March 16, 2007

Dear Arby's

Dear Arby’s,

I don’t like you anymore.

Sincerely,
Jen Rodis

p.s.- Your Diet Pepsi tastes weird, too.


Arbys: Welcome to me. May I take your order?
Me: (perusing the menu) What happened to your Market Fresh Roast Beef and Swiss sandwich? It was my favorite. I don’t see it on the menu.
Arbys: We don’t got it no more. We got turkey and swiss.
Me: I see that. Same sandwich, but with turkey instead of roast beef?
Arby’s: Yeah.
Me: Is there some way that you could make that sandwich for me, but put roast beef on it instead?
Arby’s: No.
Me: Is it the price? I know the turkey sandwiches are more expensive.
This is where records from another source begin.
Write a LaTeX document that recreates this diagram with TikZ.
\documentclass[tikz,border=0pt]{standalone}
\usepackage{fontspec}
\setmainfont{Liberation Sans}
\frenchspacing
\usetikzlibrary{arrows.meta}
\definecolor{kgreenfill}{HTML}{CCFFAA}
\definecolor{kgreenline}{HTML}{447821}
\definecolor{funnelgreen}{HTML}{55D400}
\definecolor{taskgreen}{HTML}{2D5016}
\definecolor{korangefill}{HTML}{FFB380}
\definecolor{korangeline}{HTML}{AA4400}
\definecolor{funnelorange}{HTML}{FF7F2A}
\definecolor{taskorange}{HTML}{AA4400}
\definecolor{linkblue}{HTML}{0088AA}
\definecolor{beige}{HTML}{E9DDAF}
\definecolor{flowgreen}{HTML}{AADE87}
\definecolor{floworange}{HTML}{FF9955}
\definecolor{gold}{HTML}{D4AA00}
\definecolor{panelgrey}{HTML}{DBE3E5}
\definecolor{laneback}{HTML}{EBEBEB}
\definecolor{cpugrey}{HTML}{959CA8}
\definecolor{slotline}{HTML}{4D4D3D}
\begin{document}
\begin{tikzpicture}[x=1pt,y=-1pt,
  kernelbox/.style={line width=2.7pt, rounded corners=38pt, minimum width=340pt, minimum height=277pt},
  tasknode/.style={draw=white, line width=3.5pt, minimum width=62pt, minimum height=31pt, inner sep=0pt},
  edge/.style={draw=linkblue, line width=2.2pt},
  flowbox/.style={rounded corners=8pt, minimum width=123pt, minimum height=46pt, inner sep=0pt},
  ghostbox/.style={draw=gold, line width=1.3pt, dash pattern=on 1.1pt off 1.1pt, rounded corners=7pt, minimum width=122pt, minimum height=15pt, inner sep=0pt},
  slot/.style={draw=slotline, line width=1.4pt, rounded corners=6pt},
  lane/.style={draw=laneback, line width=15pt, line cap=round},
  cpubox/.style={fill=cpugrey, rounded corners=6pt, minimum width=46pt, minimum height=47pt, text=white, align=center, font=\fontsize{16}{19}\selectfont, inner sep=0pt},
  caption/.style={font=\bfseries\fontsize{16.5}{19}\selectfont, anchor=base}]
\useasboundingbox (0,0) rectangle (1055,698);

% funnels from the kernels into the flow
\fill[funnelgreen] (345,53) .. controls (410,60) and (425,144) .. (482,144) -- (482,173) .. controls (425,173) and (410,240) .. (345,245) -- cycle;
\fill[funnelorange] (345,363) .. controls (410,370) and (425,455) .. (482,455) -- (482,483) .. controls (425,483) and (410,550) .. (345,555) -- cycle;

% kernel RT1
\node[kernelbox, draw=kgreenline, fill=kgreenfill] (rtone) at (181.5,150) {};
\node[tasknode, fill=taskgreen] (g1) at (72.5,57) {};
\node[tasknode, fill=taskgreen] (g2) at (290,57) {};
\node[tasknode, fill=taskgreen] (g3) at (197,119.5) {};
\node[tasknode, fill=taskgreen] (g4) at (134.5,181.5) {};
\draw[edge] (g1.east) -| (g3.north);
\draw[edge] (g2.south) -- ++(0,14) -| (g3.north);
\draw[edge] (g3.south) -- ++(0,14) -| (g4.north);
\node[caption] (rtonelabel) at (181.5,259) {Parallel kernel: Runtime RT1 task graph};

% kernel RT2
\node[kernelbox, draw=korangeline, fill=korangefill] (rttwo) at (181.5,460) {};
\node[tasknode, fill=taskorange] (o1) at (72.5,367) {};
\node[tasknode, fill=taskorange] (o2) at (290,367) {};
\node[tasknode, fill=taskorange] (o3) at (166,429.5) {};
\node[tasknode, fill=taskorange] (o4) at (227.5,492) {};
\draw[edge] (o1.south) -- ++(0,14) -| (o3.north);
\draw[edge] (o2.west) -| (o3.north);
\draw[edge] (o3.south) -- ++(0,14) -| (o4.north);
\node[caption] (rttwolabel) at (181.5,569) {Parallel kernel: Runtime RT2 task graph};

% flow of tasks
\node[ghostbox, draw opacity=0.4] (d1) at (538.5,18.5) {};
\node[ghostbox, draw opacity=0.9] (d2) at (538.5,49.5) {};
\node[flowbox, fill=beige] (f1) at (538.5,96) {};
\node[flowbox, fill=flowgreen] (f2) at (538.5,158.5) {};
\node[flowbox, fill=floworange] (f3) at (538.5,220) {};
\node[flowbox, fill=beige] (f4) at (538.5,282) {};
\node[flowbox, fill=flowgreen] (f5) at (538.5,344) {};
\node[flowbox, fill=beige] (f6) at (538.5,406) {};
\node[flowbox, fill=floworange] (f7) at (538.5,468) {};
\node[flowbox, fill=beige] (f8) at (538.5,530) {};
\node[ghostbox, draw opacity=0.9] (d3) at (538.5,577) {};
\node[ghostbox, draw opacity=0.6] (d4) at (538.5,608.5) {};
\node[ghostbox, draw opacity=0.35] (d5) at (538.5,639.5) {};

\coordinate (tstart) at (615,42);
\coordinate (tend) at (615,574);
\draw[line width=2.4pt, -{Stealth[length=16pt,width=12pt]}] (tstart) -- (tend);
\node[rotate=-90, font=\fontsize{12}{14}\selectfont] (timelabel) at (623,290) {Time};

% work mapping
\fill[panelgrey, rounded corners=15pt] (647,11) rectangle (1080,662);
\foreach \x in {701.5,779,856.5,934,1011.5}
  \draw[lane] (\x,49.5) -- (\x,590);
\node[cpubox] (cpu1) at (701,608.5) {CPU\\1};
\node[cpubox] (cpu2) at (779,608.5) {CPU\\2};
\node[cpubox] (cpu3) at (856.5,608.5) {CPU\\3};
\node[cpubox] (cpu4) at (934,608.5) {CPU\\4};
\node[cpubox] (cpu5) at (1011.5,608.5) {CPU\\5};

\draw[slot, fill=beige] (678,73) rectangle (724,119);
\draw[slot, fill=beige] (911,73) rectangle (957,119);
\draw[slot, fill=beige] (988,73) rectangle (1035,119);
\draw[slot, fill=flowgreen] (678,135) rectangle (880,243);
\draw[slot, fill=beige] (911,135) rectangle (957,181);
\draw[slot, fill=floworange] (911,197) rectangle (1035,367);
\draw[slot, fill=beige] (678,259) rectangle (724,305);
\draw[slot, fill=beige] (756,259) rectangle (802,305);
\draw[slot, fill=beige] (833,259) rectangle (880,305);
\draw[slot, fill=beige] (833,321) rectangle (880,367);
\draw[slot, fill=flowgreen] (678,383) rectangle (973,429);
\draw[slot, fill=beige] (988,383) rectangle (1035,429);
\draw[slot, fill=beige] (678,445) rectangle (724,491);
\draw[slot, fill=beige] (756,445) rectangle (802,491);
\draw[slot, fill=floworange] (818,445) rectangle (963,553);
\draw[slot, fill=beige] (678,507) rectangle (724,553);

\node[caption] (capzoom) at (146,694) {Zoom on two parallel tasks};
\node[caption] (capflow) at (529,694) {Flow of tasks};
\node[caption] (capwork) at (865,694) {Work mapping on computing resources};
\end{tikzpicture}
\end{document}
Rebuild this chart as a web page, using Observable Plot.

I’ll pay the turkey price, just put roast beef on it for me.
Arby’s: I can’t do that.
Me: But the guy with the meat slicer is like seven feet away from you. I’m pretty sure he can hear us right now. Can’t you just tell him “roast beef instead?”
Arby’s: No.
Me: Why not?
Arby’s: There’s no button on the register for it.
Me: ...
Arby's: (blink, blink)
Me: (Heavy sigh.) Thanks anyway, have a nice day.